The Obama campaign today released a second television ad defending the federal bailout of General Motors Co. (GM:US) and Chrysler Group LLC and attacking Romney over his campaign ad that suggests Chrysler’s plans to expand in China would cost jobs in Ohio.
The Romney ad has been disputed by both GM and Chrysler. Chrysler Chief Executive Officer Sergio Marchionne called it “inaccurate,” and Greg Martin, a GM spokesman in Detroit, said it was “misleading.”
The Obama ad is scheduled to air in Ohio and in Michigan, two states where the auto industry is a major employer.
“Ohio is slipping further and further away and with that are his hopes for winning the White House,” former Ohio Governor Ted Strickland said of Romney’s approach, during a conference call with reporters.
Romney’s campaign is running a Spanish-language ad in Florida claiming Venezuelan President Hugo Chavez and a niece of Fidel Castro support Obama. That ad, first reported by The Miami Herald, features a clip of Chavez saying if he could vote in this election, he’d cast his ballot for Obama.
Obama was buoyed by positive economic news today when the Conference Board reported that consumer confidence rose to a four-year high and new unemployment claims fell. The last major piece of economic news to come out before Election Day is the Labor Department report on jobs, due tomorrow morning.
The report may show employers took on 125,000 workers in October, not enough to keep the jobless rate from rising to 7.9 percent from 7.8 percent, according to the median forecast of economists surveyed by Bloomberg News.
“Regardless of what they are, the president feels that there’s more to do,” Psaki said.
The department reported today that applications for jobless benefits fell 9,000 to 363,000 in the week ended Oct. 27, the fewest in three weeks and lower than the median economists’ forecast of 370,000 claims.

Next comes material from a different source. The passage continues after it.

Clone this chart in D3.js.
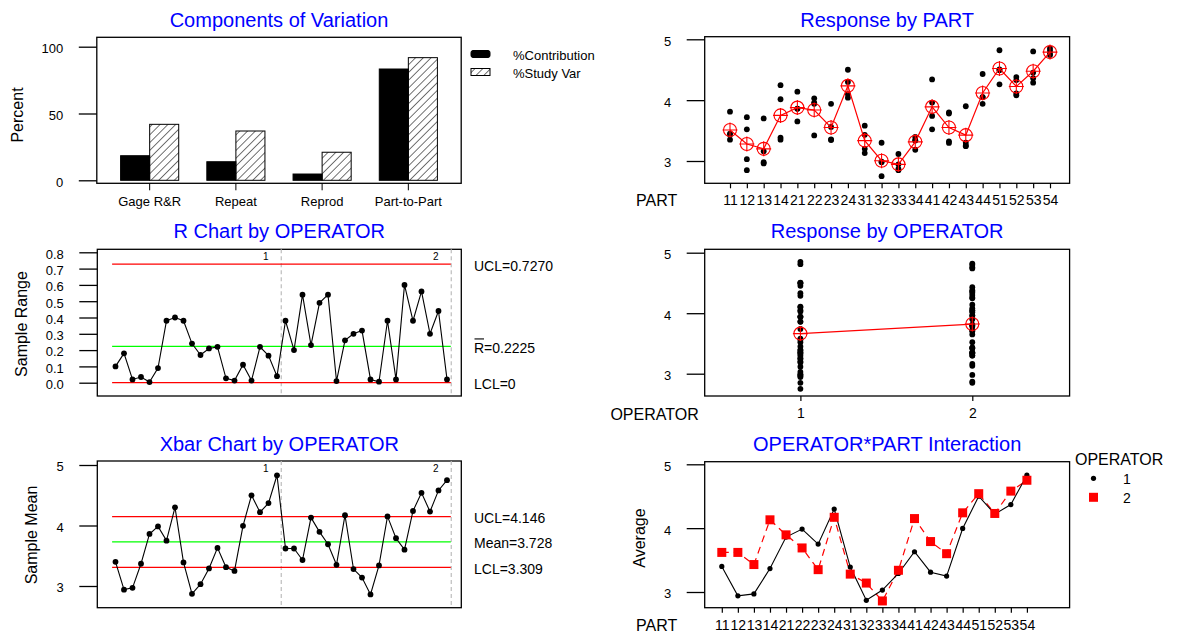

Romney said Obama has hurt job growth by being hostile to business and he criticized the president for his recent suggestion that several cabinet agencies should be consolidated under a “secretary of business.’”
“We don’t need a secretary of business to understand business, we need a president that understands business,” Romney said in Roanoke.
Obama in January asked Congress to consolidate six federal agencies dealing with trade and commerce to give businesses a single government contact point as part of a reorganization of the executive branch. Talking about the proposal on MSNBC on Oct. 29, Obama said the government “should have one secretary of business.”
Romney’s Roanoke stop was the first of three scheduled in Virginia, where he is campaigning with Senate candidate George Allen. Tomorrow, he plans events in Ohio and Wisconsin before flying to New Hampshire.